Continuando com o exemplo chileno, pareceu-me extraordinária a forma como a soberania popular foi afirmada, a partir de 18 de outubro de 2019. Na soberania popular, os cidadãos assumem o controle ativo sobre seus governantes.

 

 

Ressalta que a esquerda precisa entender isso, mas o que acontece com a direita?

 

Em nível mundial, estamos vendo o populismo autoritário se apropriar da linguagem da soberania popular para que o eleitorado se lance contra os setores tradicionais.
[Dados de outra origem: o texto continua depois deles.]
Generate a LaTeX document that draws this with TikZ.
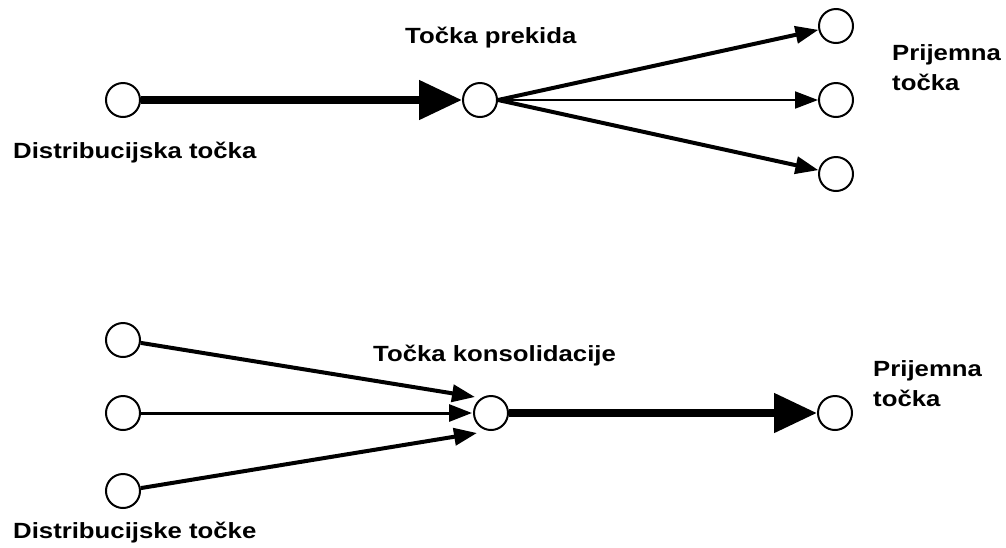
\documentclass[tikz,border=0pt]{standalone}
\usepackage{fontspec}
\setmainfont{Liberation Sans}[FakeStretch=1.17]
\usetikzlibrary{arrows.meta}
\begin{document}
\begin{tikzpicture}[x=1pt,y=-1pt,
  pt/.style={circle,draw,line width=2pt,minimum size=34pt,inner sep=0pt,fill=white},
  lbl/.style={anchor=base west,inner sep=0pt,font=\bfseries\fontsize{22}{30}\selectfont,align=left},
  bigarrow/.style={line width=8pt,-{Triangle[length=43pt,width=38pt]}},
  medarrow/.style={line width=4pt,-{Triangle[length=23pt,width=17pt]}},
  thinarrow/.style={line width=2pt,-{Triangle[length=23pt,width=17pt]}},
  midarrow/.style={line width=3pt,-{Triangle[length=23pt,width=17pt]}}]
\useasboundingbox (0,0) rectangle (1006,547);
% top diagram
\node[pt] (d) at (123,100) {};
\node[pt] (p) at (480,100) {};
\node[pt] (r1) at (836,26) {};
\node[pt] (r2) at (836,100) {};
\node[pt] (r3) at (836,174) {};
\draw[bigarrow] (d) -- (p);
\draw[medarrow] (p.east) -- (r1);
\draw[thinarrow] (p.east) -- (r2);
\draw[medarrow] (p.east) -- (r3);
\node[lbl] (tp) at (405,43) {Točka prekida};
\node[lbl] (dt) at (13,158) {Distribucijska točka};
\node[lbl] (pt1) at (892,90) {Prijemna\\točka};
% bottom diagram
\node[pt] (l1) at (123,340) {};
\node[pt] (l2) at (123,413) {};
\node[pt] (l3) at (123,491) {};
\node[pt] (c) at (491,413) {};
\node[pt] (q) at (835,413) {};
\coordinate (ct) at (475,397);
\coordinate (cm) at (472,413);
\coordinate (cb) at (477,433);
\draw[medarrow] (l1) -- (ct);
\draw[midarrow] (l2) -- (cm);
\draw[medarrow] (l3) -- (cb);
\draw[bigarrow] (c) -- (q);
\node[lbl] (tk) at (373,361) {Točka konsolidacije};
\node[lbl] (pt2) at (873,406) {Prijemna\\točka};
\node[lbl] (ds) at (13,538) {Distribucijske točke};
\end{tikzpicture}
\end{document}
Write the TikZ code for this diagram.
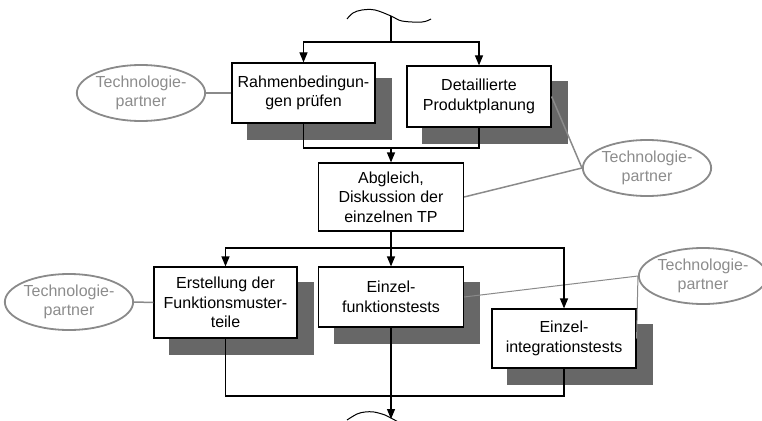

É o que vemos com o nacionalismo competitivista presente na Inglaterra e Hungria, mas também com o neoliberalismo progressista, como o de Macron e Trudeau.

 

Qual é a sua opinião sobre o que acontece no México?

 

Não conheço suficientemente o México. Diversas vezes, ouvi declarações do presidente e me parece que usa o neoliberalismo de modo muito simplista. Diante do recrudescimento dos feminicídios, disse que o motivo era a decadência neoliberal, isso não faz sentido. Opõe o discurso da soberania nacional ao neoliberalismo e isso também é um erro.

 

O neoliberalismo deixou de ser algo externo, todos os países adotaram sua lógica. O que mudou é o papel do Estado, que precisa traduzir as normas internacionais e refleti-las em seu direito nacional. O verdadeiro desafio é nos desatrelar do neoliberalismo, mas, além disso, mudar as leis em nível nacional. É por isso que o caso chileno é tão importante. Ao mudar sua constituição, abrem um caminho diferente.

 

 

Qual é a sua avaliação das eleições na França?

 

É uma situação difícil. Macron venceu Le Pen, mas se observarmos os resultados, o fato é que Le Pen ganhou dois milhões de votos e Macron perdeu três milhões. A margem de manobra de Macron é muita estreita.